Despite over 60,000 armed forces, the search for lasting peace remains to be seen.

Manipur, Drugs Trade, Politics

The Political Lethargy
Prime Minister Narendra Modi and Chief Minister N Biren Singh have advocated for unity and reconciliation, but the grim reality of escalating violence has overshadowed them.

Modi’s pledge to bridge the gap between the hills and valleys of Manipur once promised hope; however, it now rings hollow in the face of relentless ethnic strife.

The historical grievances of tribal communities, particularly the Kukis, have been aggravated by perceived economic disparities and political marginalization.

While Singh’s policies initially saw support from sections of the tribal populace, the facade of unity soon gave way to deeper cracks, laying bare the fault lines of Manipur’s fractured society.

As the state braces itself for national elections, scheduled for April 19 and April 26, the reality of ethnic division dominates large and armed groups formed along ethnic lines, threatening to drop Manipur further into the abyss of violence and instability.

The Drug Trade

Given the turmoil, the role of the drug trade has emerged as a critical catalyst, worsening existing grievances and promoting cycles of conflict.

An Assam Rifles presentation indicates the vast nature of Manipur’s challenges, from illegal immigration to political authoritarianism, all of which converge to fuel the flames of discord.

The crusade against drugs initially saw a notable influence on Manipur’s political arena; however, it subsequently escalated into a catalyst for the state’s ongoing conflict – the interplay between the drug trade and political dynamics, has gripped Manipur firmly.

The initiation of the war on drugs dates back to 2018, during Chief Minister Singh’s inaugural term, when he declared a concerted effort to combat drug-related issues.

Addressing the media, he pointed to the vast swathes of land near the international border with Myanmar dedicated to poppy cultivation, attributing the proliferation of drugs in the state to dire economic conditions and a dearth of employment opportunities.

Singh’s assertions find resonance in Manipur’s geographical proximity to the notorious “Golden Triangle,” a region in Southeast Asia synonymous with rampant drug trafficking.

It has been designated by the UN Office on Drugs and Crime (UNODC) as one of the foremost corridors for drug trade globally.
This area is notorious for the trafficking of heroin, opium, and synthetic drugs like methamphetamine, which permeate the Asia Pacific region.

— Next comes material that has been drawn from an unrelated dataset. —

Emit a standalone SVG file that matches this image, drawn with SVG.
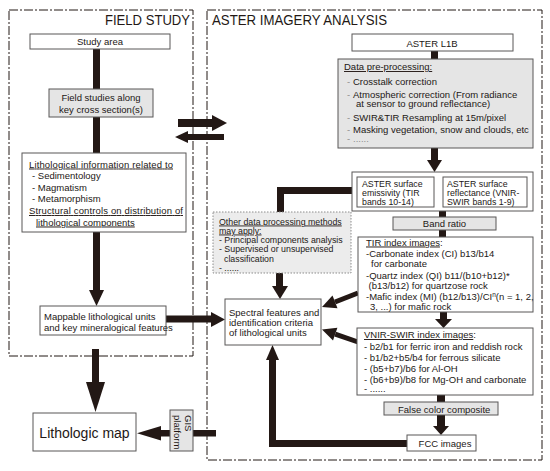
<svg xmlns="http://www.w3.org/2000/svg" width="550" height="471" viewBox="0 0 550 471">
<style>
.panel{fill:none;stroke:#231815;stroke-width:1;stroke-dasharray:9,2,2,2}
.box{fill:#fff;stroke:#595757;stroke-width:1}
.gbox{fill:#e5e5e5;stroke:#595757;stroke-width:1}
.dbox{fill:#ececec;stroke:#8c8c8c;stroke-width:1;stroke-dasharray:1.5,1.5}
.bar{fill:#231815}
.ln{fill:none;stroke:#231815;stroke-width:7}
.dl{fill:none;stroke:#231815;stroke-width:5}
text{font-family:"Liberation Sans",Arial,sans-serif;font-size:9.5px;fill:#231815}
.c{text-anchor:middle}
.u{text-decoration:underline}
.big{font-size:14px}
.gd{fill:#8c8c8c}
.s{font-size:8.8px}
</style>
<rect width="550" height="471" fill="#fff"/>
<g id="panels">
<rect class="panel" x="9" y="10" width="184" height="346"/>
<rect class="panel" x="207" y="10" width="335" height="450"/>
<text class="big" x="105" y="25" textLength="85" lengthAdjust="spacingAndGlyphs">FIELD STUDY</text>
<text class="big" x="212" y="25" textLength="175" lengthAdjust="spacingAndGlyphs">ASTER IMAGERY ANALYSIS</text>
</g>
<g id="connectors">
<rect class="bar" x="93" y="49" width="7" height="40"/>
<rect class="bar" x="93" y="117" width="7" height="36"/>
<rect class="bar" x="93" y="232" width="7" height="59"/>
<polygon class="bar" points="89,290 104,290 96.5,306"/>
<rect class="bar" x="166" y="315.5" width="47" height="7"/>
<polygon class="bar" points="211,312 211,327 225,319.5"/>
<rect class="bar" x="92" y="349" width="7" height="34"/>
<polygon class="bar" points="86,382 105,382 95.5,412"/>
<rect class="bar" x="178" y="119" width="35" height="8"/>
<polygon class="bar" points="212,115 212,131 227,123"/>
<rect class="bar" x="186" y="134" width="38" height="6"/>
<polygon class="bar" points="188,131 188,143 175,137"/>
<rect class="bar" x="431" y="51" width="7" height="8"/>
<rect class="bar" x="431" y="148" width="7" height="13"/>
<polygon class="bar" points="427,160 442,160 434.5,172"/>
<polyline class="ln" points="352,190.5 280.5,190.5 280.5,212"/>
<rect class="bar" x="439" y="211" width="7" height="6"/>
<rect class="bar" x="439" y="230" width="7" height="7"/>
<rect class="bar" x="276" y="273" width="7" height="14"/>
<polygon class="bar" points="272,286 288,286 280,299"/>
<line class="dl" x1="358" y1="293" x2="335" y2="302"/>
<polygon class="bar" points="332.5,295.6 337.5,308.2 322,307"/>
<line class="dl" x1="358" y1="342" x2="335.2" y2="334.1"/>
<polygon class="bar" points="337.4,327.8 333,340.4 322,329.5"/>
<rect class="bar" x="440" y="312" width="7" height="8"/>
<polygon class="bar" points="435,319 452,319 443.5,328"/>
<rect class="bar" x="437" y="395" width="8" height="7"/>
<rect class="bar" x="437" y="415" width="8" height="12"/>
<polygon class="bar" points="433,426 449,426 441,435"/>
<polyline class="ln" points="407,443.5 272.5,443.5 272.5,359"/>
<polygon class="bar" points="266,360 279,360 272.5,345"/>
<rect class="bar" x="159" y="430" width="57" height="6.5"/>
<polygon class="bar" points="161,426 161,440.5 137,433.2"/>
</g>
<g id="study-area">
<rect class="box" x="30" y="34" width="140" height="15"/>
<text class="c" x="100" y="45">Study area</text>
</g>
<g id="field-studies">
<rect class="gbox" x="49" y="89" width="104" height="28"/>
<text class="c" x="101" y="100.5">Field studies along</text>
<text class="c" x="101" y="112.5">key cross section(s)</text>
</g>
<g id="lith-info">
<rect class="box" x="22" y="153" width="164" height="79"/>
<text class="u" x="29" y="167.5" textLength="144">Lithological information related to</text>
<text x="32" y="179">- Sedimentology</text>
<text x="32" y="190.5">- Magmatism</text>
<text x="32" y="202">- Metamorphism</text>
<text class="u" x="29" y="214" textLength="154">Structural controls on distribution of</text>
<text class="u" x="36" y="225.5">lithological components</text>
</g>
<g id="mappable">
<rect class="box" x="40" y="306" width="126" height="29"/>
<text x="44" y="320">Mappable lithological units</text>
<text x="44" y="331">and key mineralogical features</text>
</g>
<g id="lithologic-map">
<rect class="box" x="33" y="413" width="103" height="38"/>
<text class="c big" x="84.5" y="437.5">Lithologic map</text>
</g>
<g id="gis">
<rect class="gbox" x="170" y="410" width="23" height="41"/>
<text transform="translate(184.5,415) rotate(90)">GIS</text>
<text transform="translate(174,415) rotate(90)">platform</text>
</g>
<g id="aster-l1b">
<rect class="box" x="352" y="34" width="161" height="17"/>
<text class="c" x="432" y="46.5">ASTER L1B</text>
</g>
<g id="preprocessing">
<rect class="gbox" x="338" y="59" width="195" height="89"/>
<text class="u" x="344" y="70">Data pre-processing:</text>
<text x="347" y="84.5"><tspan class="gd">-</tspan><tspan x="353">Crosstalk correction</tspan></text>
<text x="347" y="97.5"><tspan class="gd">-</tspan><tspan x="353">Atmospheric correction (From  radiance</tspan></text>
<text x="356" y="107">at sensor to ground reflectance)</text>
<text x="347" y="120.5"><tspan class="gd">-</tspan><tspan x="353">SWIR&amp;TIR  Resampling at 15m/pixel</tspan></text>
<text x="347" y="132.5"><tspan class="gd">-</tspan><tspan x="353">Masking vegetation, snow and clouds, etc</tspan></text>
<text class="gd" x="347" y="142">-<tspan x="353">......</tspan></text>
</g>
<g id="surface">
<rect class="box" x="352" y="172" width="181" height="39"/>
<rect class="box" x="357" y="177" width="77" height="30"/>
<rect class="box" x="443" y="177" width="84" height="30"/>
<text class="s" x="362" y="186.5">ASTER surface</text>
<text class="s" x="362" y="195.8">emissivity (TIR</text>
<text class="s" x="362" y="205">bands 10-14)</text>
<text class="s" x="447" y="186.5">ASTER surface</text>
<text class="s" x="447" y="195.8">reflectance (VNIR-</text>
<text class="s" x="447" y="205">SWIR bands 1-9)</text>
</g>
<g id="band-ratio">
<rect class="gbox" x="393" y="217" width="103" height="13"/>
<text class="c" x="444.5" y="227">Band ratio</text>
</g>
<g id="other-methods">
<rect class="dbox" x="213" y="212" width="138" height="61"/>
<text class="u s" x="219" y="224.5">Other data processing methods</text>
<text class="u s" x="219" y="233.5">may apply:</text>
<text class="s" x="219" y="243">- Principal components  analysis</text>
<text class="s" x="219" y="252.3">- Supervised or unsupervised</text>
<text class="s" x="224" y="261.5">classification</text>
<text class="s" x="219" y="270.5">- ......</text>
</g>
<g id="tir">
<rect class="box" x="358" y="237" width="175" height="75"/>
<text x="366" y="245.5"><tspan class="u">TIR index images</tspan>:</text>
<text x="366" y="257">-Carbonate index (CI) b13/b14</text>
<text x="371" y="267">for carbonate</text>
<text x="366" y="278.5">-Quartz index (QI) b11/(b10+b12)*</text>
<text x="368.5" y="288.5">(b13/b12) for quartzose rock</text>
<text x="366" y="299.5">-Mafic index (MI) (b12/b13)/CI<tspan dy="-3" font-size="6.5">n</tspan><tspan dy="3">(n = 1, 2,</tspan></text>
<text x="370" y="310.3">3, ...) for mafic rock</text>
</g>
<g id="spectral">
<rect class="box" x="225" y="299" width="96" height="46"/>
<text x="229" y="316">Spectral features and</text>
<text x="229" y="326">identification criteria</text>
<text x="229" y="336">of lithological units</text>
</g>
<g id="vnir">
<rect class="box" x="357" y="328" width="176" height="67"/>
<text x="364" y="338"><tspan class="u">VNIR-SWIR index images</tspan>:</text>
<text x="364" y="349.5">- b2/b1 for ferric iron and reddish rock</text>
<text x="364" y="360.5">- b1/b2+b5/b4 for ferrous silicate</text>
<text x="364" y="371.5">- (b5+b7)/b6 for Al-OH</text>
<text x="364" y="382.5">- (b6+b9)/b8 for Mg-OH and carbonate</text>
<text x="364" y="392">- ......</text>
</g>
<g id="false-color">
<rect class="gbox" x="384" y="402" width="114" height="13"/>
<text x="398" y="412.5">False color composite</text>
</g>
<g id="fcc">
<rect class="box" x="407" y="435" width="69" height="16"/>
<text class="c" x="445" y="446.5">FCC images</text>
</g>
</svg>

The Militia And Drugs Trade
The infiltration of the drug trade into Manipur traces back through the years of history.

Lieutenant General Konsam Himalay Singh, a retired Meitei officer, explained this evolution, attributing it to the shifting dynamics of drug enforcement efforts targeting Myanmar and the Golden Triangle.

As global scrutiny intensified, the drug trade expanded westward into Manipur, spurred on by armed rebel factions seeking lucrative opportunities.

These armed groups, comprising diverse ethnicities such as the Kuki and Meitei fighters, have rooted themselves in Manipur’s vastness, leveraging porous borders with Myanmar to facilitate illicit drug trade.

Over the past two decades, numerous accounts attest to the flourishing prevalence of the drug trade, which has increased across Manipur, transcending its former confines.

The proliferation of drugs has escalated dramatically since the 1980s and 1990s; once confined to isolated hotspots, drug distribution now permeates every corner of the state, stressing the expansive reach of this societal scourge.

Manufacturing facilities have emerged in various parts of the state in the past six to seven years, including Imphal.

This locally produced variant, known as Thum Morok – named after the Meitei words for salt and chili – has supplanted the “Number 4” heroin originating from Myanmar.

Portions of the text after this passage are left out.